Why I Love Interactive Designers

No offense to my print designer friends (and really, some of my best
friends are print designers, I swear!), I’ve lately been thinking about
how much I love Interactive designers. And production folks. And
developers. Maybe it’s because many people seem to think that a
designer is a designer is a designer and the result of this way of
thinking is working with clients who, for whatever reason, want the
person who designs their offline materials to also create their web
site. “You guys can work with so-and-so, right? He’ll do the design and
you guys can produce it.”

Sure. Sure, we can. But, the thing is, the web is a unique medium.
Compared to print, we have far less control over things like fonts, or
colors, or even alignment. I can’t tell you how many times in the past
couple of years (or even months) I’ve had to explain to a print
designer that the pretty, perfectly-sized boxes they laid out are going
to get jacked all to hell as soon as the client starts putting content
of different lengths in each one. Or how many times I’ve gotten a web
site design where everything is Flash and/or images because the
designer wants to make sure that they control every aspect of the

The reason why Interactive people are MY people, why I love them
with a burning passion matched only by my love of IKEA meatballs and Gossip Girl,
is that they are supremely flexible. They understand that what they
lovingly create in Photoshop will vary slightly when it’s produced, and
when it’s viewed by me on my Mac or their mom on a PC. They create
designs that can handle those variations. They are accustomed to
constantly reviewing and revisiting their design in production and
tweaking it to optimize both the display, and the end user experience.

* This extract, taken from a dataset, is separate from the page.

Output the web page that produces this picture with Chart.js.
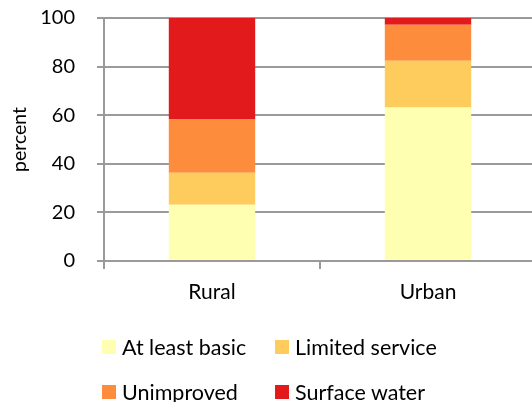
<!DOCTYPE html>
<html>
<head>
<meta charset="utf-8">
<script src="https://cdn.jsdelivr.net/npm/chart.js@4"></script>
<style>
  html, body { margin: 0; padding: 0; background: #fff; overflow: hidden; width: 532px; height: 402px; }
  #wrap { position: relative; width: 536px; height: 402px; }
  #c { position: absolute; left: 0; top: 0; }
  .legend { position: absolute; left: 0; top: 0; font-family: Lato, "Open Sans", sans-serif; font-size: 21.5px; color: #000; }
  .item { position: absolute; white-space: nowrap; display: flex; align-items: center; }
  .box { width: 14px; height: 14px; margin-right: 6px; display: inline-block; }
</style>
</head>
<body>
<div id="wrap">
  <canvas id="c" width="536" height="402"></canvas>
  <div class="legend" id="legend"></div>
</div>
<script>
const categories = ["Rural", "Urban"];
const seriesNames = ["At least basic", "Limited service", "Unimproved", "Surface water"];
const atLeastBasic = [23.1, 63.2];
const limitedService = [13.2, 19.2];
const unimproved = [21.9, 14.8];
const surfaceWater = [41.8, 2.8];
const colors = ["#FFFFB2", "#FECC5C", "#FD8D3C", "#E31A1C"];
const yTicks = [0, 20, 40, 60, 80, 100];

const seriesValues = [atLeastBasic, limitedService, unimproved, surfaceWater];
const gridColor = "#9a9a9a";
const fontFamily = "Lato, 'Open Sans', sans-serif";

new Chart(document.getElementById("c"), {
  type: "bar",
  data: {
    labels: categories,
    datasets: seriesNames.map((n, i) => ({
      label: n,
      data: seriesValues[i],
      backgroundColor: colors[i],
      borderWidth: 0,
      categoryPercentage: 1,
      barPercentage: 0.4
    }))
  },
  options: {
    responsive: false,
    animation: false,
    layout: { padding: { top: 18, bottom: 81, left: 0, right: 0 } },
    plugins: { legend: { display: false }, tooltip: { enabled: false } },
    scales: {
      x: {
        stacked: true,
        afterFit: s => { s.height = 60; s.paddingLeft = 0; s.paddingRight = 0; },
        grid: { drawOnChartArea: false, drawTicks: true, tickLength: 8, color: gridColor, lineWidth: 2, offset: true },
        border: { display: true, color: gridColor, width: 2 },
        ticks: { color: "#000", font: { family: fontFamily, size: 21 }, padding: 11 }
      },
      y: {
        stacked: true,
        min: 0, max: 100,
        afterFit: s => { s.width = 104; s.paddingTop = 0; s.paddingBottom = 0; },
        afterBuildTicks: s => { s.ticks = yTicks.map(v => ({ value: v })); },
        grid: { color: gridColor, lineWidth: 2, tickLength: 7, drawTicks: true },
        border: { display: true, color: gridColor, width: 2 },
        ticks: { color: "#000", font: { family: fontFamily, size: 20 }, padding: 22 },
        title: { display: true, text: "percent", color: "#000", font: { family: fontFamily, size: 19.5 }, padding: { top: 8, bottom: 0 } }
      }
    }
  }
});

const legend = document.getElementById("legend");
const pos = [[102, 347], [275, 347], [102, 392], [275, 392]];
seriesNames.forEach((n, i) => {
  const d = document.createElement("div");
  d.className = "item";
  d.style.left = pos[i][0] + "px";
  d.style.top = (pos[i][1] - 13) + "px";
  d.style.height = "26px";
  const b = document.createElement("span");
  b.className = "box";
  b.style.background = colors[i];
  const t = document.createElement("span");
  t.textContent = n;
  d.appendChild(b); d.appendChild(t);
  legend.appendChild(d);
});
</script>
</body>
</html>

Print designers*, on the other hand, tense up at the thought that
the headlines and body copy can’t all be [insert obscure font name
here], or that my Grandma
could increase the size of the body copy WITHOUT THEIR PERMISSION. So,
when they are directing the creation of a web site, tension is created
between the well-controlled viewpoint of a print designer (who is used
to having the ability to tightly control font, layout, color and
overall presentation) and the chaos-theory viewpoint of a web
production team, who knows that they must plan for a variety of viewing
situations that range from cinema screens to Blackberries, PCs to Macs,
and browsers, browsers, everywhere!

But while it may make a print designer feel good to control the user
experience, and while that may be a perfectly reasonable way to think
about a print (or even television) experience — that level of
attempted control makes for a very poor user experience online. It can
make the site harder to find on search engines. It makes it impossible
for someone to resize the font for readability. It can make access by
disabled users difficult or impossible. In short, it can succeed at
looking good and fail at being usable. A controlled experience is great
in print, but it doesn’t translate well to the online world.

As I said, no disrespect to my print designer friends. But please, let my people go.

*I’m generalizing here, and I know it. I know there are a few
designers out there savvy enough to design well for both print and
online media. But, they are few and far between. So for the same reason
you wouldn’t ask your kickass web designer to create a billboard for
you, stop asking your kickass print designer to create your web site. A
good print designer and a good web designer can — and should — work
together under an overall creative direction and produce the best
representation of that creative direction in their respective medium.